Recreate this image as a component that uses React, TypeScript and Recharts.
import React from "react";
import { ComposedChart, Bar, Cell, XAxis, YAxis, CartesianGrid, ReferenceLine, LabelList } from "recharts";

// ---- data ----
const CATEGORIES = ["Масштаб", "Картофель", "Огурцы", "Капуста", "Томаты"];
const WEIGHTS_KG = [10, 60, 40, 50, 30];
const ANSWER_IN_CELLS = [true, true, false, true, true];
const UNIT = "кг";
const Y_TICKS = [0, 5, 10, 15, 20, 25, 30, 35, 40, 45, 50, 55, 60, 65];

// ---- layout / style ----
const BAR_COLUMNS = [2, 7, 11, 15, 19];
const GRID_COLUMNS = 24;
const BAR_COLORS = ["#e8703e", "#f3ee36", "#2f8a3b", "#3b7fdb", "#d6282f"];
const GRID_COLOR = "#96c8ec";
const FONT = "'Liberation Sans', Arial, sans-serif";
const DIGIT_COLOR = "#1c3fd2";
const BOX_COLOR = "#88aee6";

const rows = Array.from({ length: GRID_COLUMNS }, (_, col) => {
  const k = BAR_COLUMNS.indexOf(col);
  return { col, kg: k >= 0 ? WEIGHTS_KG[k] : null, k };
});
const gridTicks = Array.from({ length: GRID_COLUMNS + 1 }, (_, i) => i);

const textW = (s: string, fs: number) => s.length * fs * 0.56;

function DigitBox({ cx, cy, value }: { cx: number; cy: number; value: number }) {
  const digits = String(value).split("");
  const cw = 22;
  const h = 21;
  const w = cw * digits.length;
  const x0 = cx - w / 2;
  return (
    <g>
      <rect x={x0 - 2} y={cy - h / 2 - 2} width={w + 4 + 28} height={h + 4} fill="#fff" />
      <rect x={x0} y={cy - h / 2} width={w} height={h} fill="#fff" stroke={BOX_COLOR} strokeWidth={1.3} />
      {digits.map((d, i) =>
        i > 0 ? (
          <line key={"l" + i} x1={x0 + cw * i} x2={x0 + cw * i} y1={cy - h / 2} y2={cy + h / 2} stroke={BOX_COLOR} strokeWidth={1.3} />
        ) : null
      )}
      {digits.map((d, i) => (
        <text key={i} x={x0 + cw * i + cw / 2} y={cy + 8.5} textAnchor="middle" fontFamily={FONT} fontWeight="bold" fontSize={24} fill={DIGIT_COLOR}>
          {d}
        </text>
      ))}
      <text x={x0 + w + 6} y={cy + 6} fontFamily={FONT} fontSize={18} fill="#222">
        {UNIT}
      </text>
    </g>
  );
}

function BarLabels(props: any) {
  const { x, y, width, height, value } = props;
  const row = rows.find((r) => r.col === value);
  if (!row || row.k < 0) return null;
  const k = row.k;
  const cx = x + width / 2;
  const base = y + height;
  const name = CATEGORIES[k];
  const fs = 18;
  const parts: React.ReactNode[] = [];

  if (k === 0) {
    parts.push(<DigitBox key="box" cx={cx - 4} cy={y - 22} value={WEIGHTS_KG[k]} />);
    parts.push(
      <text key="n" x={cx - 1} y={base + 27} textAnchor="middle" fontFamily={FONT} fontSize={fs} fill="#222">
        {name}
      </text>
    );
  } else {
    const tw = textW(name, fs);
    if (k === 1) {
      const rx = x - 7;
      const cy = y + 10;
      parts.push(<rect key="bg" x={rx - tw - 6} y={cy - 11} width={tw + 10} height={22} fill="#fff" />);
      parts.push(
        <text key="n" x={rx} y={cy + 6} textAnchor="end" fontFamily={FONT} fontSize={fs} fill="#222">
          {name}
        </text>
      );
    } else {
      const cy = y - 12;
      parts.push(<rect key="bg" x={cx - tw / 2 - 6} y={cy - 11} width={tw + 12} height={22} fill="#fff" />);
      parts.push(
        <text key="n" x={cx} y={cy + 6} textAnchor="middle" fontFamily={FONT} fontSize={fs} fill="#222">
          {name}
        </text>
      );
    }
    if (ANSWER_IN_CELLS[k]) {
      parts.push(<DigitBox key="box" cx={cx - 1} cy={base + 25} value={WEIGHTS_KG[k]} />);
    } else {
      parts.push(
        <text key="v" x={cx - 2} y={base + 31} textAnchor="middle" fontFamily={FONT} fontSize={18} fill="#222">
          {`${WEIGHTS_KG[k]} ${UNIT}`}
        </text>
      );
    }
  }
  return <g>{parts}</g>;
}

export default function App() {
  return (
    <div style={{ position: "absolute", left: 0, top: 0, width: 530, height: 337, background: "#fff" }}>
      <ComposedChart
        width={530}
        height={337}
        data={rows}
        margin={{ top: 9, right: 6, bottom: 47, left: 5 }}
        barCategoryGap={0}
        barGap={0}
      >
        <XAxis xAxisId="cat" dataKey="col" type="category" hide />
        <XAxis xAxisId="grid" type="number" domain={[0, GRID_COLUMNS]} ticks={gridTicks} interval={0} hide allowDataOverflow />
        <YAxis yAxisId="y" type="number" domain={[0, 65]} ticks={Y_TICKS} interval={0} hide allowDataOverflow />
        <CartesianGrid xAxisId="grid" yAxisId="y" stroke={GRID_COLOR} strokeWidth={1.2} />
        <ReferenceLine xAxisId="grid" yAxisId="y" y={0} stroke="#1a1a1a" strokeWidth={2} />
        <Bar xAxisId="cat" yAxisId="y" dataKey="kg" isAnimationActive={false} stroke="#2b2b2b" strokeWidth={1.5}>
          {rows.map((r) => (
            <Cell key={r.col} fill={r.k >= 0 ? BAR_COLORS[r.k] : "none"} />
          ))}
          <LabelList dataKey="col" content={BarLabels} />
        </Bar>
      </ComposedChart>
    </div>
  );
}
...
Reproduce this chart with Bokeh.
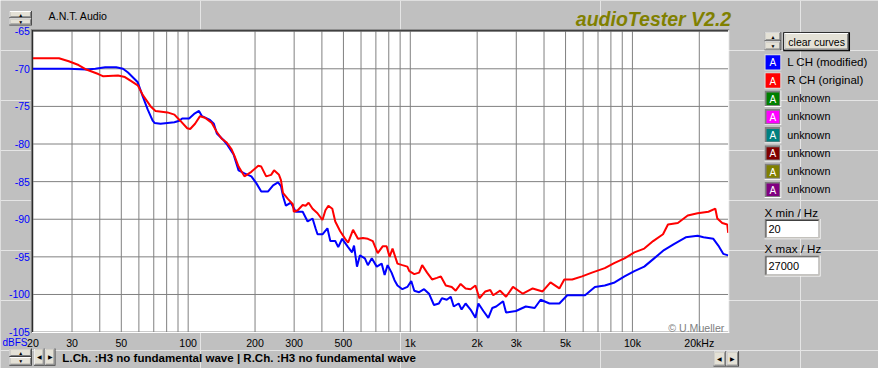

**EXERCISE AIM:** Taking the material above, extract exactly and only the lines from the line with "Recreate this image" to the line with "CartesianGrid, ReferenceLine, LabelList", inclusive of both.

**IN RESPONSE:**
Recreate this image as a component that uses React, TypeScript and Recharts.
import React from "react";
import { ComposedChart, Bar, Cell, XAxis, YAxis, CartesianGrid, ReferenceLine, LabelList } from "recharts";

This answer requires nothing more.